----- Provided material

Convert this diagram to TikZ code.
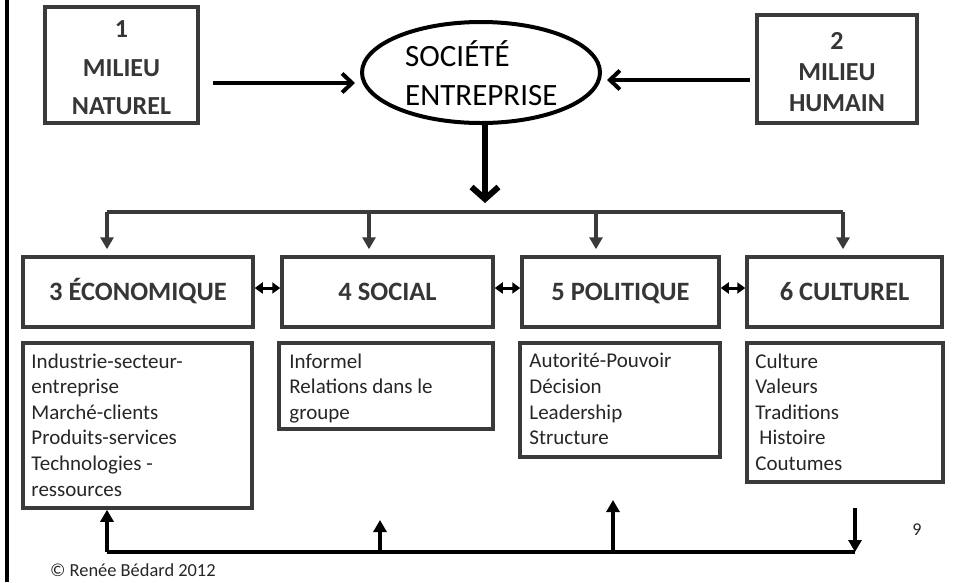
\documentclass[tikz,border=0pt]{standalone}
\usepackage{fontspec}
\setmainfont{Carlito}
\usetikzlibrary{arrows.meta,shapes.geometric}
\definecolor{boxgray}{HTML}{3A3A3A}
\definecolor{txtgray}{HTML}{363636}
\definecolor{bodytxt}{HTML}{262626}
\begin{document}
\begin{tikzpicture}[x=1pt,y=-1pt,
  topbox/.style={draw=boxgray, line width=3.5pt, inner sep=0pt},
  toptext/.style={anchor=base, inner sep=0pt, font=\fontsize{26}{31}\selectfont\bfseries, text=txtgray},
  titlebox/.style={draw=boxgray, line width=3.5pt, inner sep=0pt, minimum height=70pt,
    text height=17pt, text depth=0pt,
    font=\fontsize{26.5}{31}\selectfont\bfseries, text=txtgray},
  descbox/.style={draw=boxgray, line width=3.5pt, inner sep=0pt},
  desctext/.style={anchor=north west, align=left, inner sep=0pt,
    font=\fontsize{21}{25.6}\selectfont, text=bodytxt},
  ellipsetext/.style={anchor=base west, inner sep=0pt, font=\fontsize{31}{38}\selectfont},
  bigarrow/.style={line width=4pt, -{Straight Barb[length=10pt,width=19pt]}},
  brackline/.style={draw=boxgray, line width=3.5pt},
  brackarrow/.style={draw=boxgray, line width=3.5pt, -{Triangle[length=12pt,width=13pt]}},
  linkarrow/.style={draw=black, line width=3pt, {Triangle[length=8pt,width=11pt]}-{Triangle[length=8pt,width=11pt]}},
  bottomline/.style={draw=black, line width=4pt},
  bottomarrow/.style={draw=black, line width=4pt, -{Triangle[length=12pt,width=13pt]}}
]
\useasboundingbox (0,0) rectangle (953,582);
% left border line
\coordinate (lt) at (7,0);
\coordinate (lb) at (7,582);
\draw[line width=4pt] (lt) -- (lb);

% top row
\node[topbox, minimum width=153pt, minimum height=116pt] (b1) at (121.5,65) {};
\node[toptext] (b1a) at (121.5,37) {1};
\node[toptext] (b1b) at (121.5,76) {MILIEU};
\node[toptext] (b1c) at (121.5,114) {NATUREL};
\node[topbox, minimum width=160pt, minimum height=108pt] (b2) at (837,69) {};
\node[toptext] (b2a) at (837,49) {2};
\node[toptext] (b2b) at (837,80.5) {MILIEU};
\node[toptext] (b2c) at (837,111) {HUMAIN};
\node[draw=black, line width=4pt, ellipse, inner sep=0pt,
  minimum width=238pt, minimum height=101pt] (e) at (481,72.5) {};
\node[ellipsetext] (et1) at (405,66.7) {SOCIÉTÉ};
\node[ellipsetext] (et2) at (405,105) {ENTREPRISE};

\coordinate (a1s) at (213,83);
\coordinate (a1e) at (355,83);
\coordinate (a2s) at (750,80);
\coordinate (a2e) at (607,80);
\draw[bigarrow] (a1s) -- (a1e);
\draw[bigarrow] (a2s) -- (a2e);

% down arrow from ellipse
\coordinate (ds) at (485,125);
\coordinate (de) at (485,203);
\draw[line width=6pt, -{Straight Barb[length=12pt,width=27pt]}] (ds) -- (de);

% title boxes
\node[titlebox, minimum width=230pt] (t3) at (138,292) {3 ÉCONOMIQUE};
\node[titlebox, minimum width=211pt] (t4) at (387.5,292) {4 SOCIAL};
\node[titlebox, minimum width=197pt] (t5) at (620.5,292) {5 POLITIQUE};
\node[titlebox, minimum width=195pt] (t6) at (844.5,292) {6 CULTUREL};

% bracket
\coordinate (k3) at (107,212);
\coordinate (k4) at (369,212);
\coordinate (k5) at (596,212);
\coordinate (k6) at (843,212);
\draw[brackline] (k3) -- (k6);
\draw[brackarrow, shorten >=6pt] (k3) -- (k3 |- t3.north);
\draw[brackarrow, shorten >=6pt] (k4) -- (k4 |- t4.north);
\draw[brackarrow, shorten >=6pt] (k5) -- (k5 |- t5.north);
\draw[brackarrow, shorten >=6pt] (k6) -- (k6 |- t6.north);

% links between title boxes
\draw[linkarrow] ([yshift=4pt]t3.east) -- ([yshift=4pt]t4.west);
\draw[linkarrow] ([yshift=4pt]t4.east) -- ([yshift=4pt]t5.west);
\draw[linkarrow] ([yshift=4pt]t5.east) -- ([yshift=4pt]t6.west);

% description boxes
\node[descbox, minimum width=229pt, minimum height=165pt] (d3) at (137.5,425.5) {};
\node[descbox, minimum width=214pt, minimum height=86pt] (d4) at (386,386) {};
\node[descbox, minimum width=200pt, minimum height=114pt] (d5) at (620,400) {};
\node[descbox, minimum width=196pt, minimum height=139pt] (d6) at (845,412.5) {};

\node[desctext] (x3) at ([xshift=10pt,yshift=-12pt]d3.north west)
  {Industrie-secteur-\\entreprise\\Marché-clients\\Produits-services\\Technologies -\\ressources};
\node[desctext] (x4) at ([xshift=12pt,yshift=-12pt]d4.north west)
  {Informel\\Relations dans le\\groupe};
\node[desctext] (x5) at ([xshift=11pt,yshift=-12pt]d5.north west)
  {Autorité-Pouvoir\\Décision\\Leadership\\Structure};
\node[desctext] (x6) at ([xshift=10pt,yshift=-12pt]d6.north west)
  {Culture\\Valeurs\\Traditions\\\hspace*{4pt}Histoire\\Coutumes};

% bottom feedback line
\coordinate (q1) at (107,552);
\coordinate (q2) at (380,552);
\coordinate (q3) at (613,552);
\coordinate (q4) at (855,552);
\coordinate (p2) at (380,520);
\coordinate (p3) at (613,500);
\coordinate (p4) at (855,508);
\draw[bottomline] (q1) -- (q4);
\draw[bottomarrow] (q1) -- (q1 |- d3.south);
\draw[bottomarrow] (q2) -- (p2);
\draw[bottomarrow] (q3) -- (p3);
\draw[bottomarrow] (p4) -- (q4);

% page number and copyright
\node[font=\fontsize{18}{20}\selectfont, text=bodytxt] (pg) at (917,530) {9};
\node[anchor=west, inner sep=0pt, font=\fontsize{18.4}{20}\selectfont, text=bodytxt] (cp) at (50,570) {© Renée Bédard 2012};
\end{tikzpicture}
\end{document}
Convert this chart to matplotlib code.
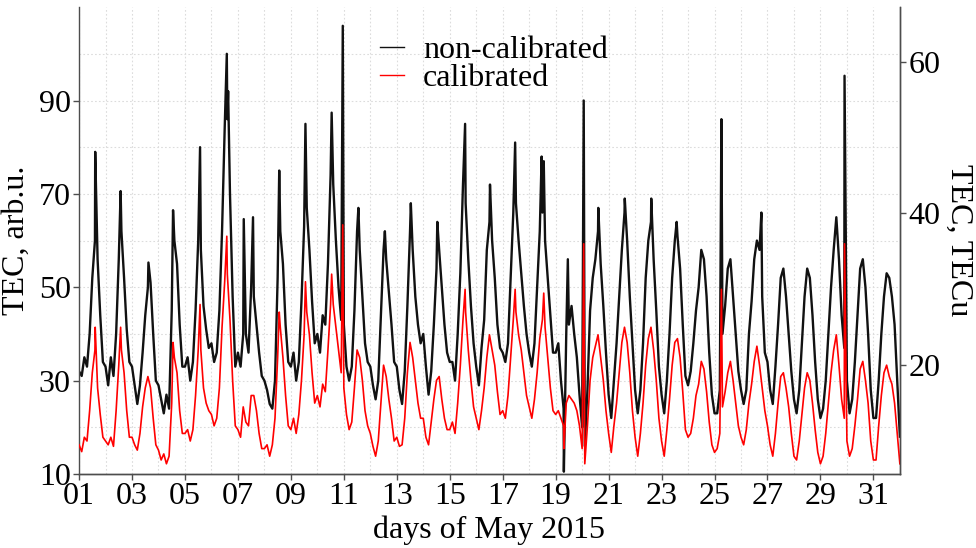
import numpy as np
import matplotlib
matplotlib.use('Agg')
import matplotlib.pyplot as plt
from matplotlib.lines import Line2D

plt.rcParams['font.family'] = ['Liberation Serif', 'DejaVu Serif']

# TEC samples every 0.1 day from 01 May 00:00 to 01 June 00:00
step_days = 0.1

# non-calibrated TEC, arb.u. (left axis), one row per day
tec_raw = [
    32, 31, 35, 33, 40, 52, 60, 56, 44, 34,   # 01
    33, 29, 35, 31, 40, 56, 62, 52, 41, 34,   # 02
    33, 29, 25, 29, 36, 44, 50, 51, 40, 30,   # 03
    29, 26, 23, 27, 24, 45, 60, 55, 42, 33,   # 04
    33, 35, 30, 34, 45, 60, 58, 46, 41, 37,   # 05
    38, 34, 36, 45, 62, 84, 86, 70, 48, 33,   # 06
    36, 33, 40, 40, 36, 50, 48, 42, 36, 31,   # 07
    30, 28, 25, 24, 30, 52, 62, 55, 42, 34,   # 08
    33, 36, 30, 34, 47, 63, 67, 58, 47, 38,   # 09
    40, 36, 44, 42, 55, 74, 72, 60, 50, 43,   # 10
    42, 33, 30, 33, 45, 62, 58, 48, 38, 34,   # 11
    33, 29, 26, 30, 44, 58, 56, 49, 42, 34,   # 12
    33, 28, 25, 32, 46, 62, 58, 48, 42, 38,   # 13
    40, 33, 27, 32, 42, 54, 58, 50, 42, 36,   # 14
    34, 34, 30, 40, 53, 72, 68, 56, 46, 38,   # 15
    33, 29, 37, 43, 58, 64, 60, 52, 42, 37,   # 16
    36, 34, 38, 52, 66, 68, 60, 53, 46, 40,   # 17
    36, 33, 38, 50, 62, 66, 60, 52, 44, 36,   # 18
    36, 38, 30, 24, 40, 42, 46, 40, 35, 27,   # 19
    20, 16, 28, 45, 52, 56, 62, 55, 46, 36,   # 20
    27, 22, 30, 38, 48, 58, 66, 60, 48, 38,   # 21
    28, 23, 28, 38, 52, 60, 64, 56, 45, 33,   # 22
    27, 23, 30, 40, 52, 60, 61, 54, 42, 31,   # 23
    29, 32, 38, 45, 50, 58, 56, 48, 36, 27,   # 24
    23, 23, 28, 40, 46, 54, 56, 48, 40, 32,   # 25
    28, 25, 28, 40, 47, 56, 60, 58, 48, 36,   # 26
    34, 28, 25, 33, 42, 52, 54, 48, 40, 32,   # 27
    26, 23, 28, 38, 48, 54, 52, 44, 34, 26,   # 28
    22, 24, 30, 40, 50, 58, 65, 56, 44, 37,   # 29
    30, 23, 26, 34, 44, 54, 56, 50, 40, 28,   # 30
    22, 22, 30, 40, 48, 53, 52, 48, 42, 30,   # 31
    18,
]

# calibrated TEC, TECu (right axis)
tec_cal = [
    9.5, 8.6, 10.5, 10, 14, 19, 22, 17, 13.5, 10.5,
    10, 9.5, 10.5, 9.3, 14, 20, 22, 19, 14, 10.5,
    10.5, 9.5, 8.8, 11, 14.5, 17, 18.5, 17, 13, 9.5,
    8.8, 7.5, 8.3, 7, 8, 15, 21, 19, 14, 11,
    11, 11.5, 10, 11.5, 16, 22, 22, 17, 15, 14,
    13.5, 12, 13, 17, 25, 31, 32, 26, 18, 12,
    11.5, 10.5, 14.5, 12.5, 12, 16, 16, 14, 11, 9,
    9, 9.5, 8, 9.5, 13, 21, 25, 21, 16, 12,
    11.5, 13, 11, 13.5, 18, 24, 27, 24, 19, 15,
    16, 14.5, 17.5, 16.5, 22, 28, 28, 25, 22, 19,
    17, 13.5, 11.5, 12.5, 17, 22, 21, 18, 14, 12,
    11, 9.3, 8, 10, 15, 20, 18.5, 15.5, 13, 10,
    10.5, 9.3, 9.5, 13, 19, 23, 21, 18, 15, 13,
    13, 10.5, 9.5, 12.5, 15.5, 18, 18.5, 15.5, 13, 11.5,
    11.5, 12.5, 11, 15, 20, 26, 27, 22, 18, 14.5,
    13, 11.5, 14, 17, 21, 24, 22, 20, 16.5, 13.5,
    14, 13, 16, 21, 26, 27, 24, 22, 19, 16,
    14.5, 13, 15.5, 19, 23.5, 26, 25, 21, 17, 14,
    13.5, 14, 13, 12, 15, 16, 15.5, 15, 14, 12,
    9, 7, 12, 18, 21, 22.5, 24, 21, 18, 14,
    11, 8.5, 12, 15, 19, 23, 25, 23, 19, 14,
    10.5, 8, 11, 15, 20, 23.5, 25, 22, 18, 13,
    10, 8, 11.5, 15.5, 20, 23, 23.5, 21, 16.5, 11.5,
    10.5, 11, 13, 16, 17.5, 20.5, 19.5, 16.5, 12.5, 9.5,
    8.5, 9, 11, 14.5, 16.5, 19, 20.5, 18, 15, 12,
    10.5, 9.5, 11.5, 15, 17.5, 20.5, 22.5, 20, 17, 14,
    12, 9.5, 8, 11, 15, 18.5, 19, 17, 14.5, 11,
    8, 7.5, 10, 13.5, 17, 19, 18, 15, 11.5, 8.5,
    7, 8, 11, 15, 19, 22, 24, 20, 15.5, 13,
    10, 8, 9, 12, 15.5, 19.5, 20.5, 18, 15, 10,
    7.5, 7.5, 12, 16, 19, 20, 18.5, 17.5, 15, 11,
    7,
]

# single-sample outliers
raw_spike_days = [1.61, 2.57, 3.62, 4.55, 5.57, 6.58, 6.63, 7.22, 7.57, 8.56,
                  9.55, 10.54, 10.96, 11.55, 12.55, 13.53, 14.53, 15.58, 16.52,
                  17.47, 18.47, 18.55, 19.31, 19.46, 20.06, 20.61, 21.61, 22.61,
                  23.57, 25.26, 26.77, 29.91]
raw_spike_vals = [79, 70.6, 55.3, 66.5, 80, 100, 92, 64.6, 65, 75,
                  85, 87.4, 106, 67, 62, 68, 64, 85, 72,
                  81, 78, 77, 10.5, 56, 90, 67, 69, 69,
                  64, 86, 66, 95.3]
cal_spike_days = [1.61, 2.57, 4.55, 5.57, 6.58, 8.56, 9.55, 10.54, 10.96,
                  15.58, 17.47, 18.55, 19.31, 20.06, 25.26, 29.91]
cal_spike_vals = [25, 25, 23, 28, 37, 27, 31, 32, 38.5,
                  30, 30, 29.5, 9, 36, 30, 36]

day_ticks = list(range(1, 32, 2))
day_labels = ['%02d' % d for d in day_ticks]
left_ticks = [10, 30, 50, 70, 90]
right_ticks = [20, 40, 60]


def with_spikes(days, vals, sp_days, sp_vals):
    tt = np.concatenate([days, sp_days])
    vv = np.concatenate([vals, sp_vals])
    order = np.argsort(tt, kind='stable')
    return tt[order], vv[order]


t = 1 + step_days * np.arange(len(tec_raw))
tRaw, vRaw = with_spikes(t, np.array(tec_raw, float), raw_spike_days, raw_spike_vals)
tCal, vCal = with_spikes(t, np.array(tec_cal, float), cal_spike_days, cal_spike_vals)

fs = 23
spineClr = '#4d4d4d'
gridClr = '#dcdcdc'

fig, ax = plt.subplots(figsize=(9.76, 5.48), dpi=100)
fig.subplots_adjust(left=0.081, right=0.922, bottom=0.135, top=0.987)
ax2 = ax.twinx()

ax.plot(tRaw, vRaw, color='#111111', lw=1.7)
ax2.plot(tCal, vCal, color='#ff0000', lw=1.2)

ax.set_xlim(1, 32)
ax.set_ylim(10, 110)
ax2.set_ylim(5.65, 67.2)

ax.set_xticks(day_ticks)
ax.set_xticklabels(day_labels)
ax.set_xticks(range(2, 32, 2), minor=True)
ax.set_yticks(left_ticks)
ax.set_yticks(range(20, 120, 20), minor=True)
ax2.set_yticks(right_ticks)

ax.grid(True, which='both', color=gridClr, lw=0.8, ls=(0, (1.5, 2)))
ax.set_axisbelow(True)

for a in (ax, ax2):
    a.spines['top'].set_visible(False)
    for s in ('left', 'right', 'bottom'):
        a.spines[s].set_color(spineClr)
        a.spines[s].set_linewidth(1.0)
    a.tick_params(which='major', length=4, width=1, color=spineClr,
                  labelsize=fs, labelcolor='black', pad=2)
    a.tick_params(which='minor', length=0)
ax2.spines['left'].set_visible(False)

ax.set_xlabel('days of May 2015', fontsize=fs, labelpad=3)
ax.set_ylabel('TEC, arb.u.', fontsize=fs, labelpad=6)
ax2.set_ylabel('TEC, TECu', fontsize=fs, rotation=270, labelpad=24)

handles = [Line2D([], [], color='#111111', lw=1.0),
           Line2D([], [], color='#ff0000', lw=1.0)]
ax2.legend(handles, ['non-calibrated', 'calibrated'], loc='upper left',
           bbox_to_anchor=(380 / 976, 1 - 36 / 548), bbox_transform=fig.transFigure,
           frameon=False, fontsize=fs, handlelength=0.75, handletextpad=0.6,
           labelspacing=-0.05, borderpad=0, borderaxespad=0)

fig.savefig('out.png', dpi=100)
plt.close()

----------

**What to do**
Above are some entries; copy exactly the lines from the line with "Convert this chart to matplotlib code." through the line with "step_days = 0.1", both included, but none of the pictures.

**Task result**
Convert this chart to matplotlib code.
import numpy as np
import matplotlib
matplotlib.use('Agg')
import matplotlib.pyplot as plt
from matplotlib.lines import Line2D

plt.rcParams['font.family'] = ['Liberation Serif', 'DejaVu Serif']

# TEC samples every 0.1 day from 01 May 00:00 to 01 June 00:00
step_days = 0.1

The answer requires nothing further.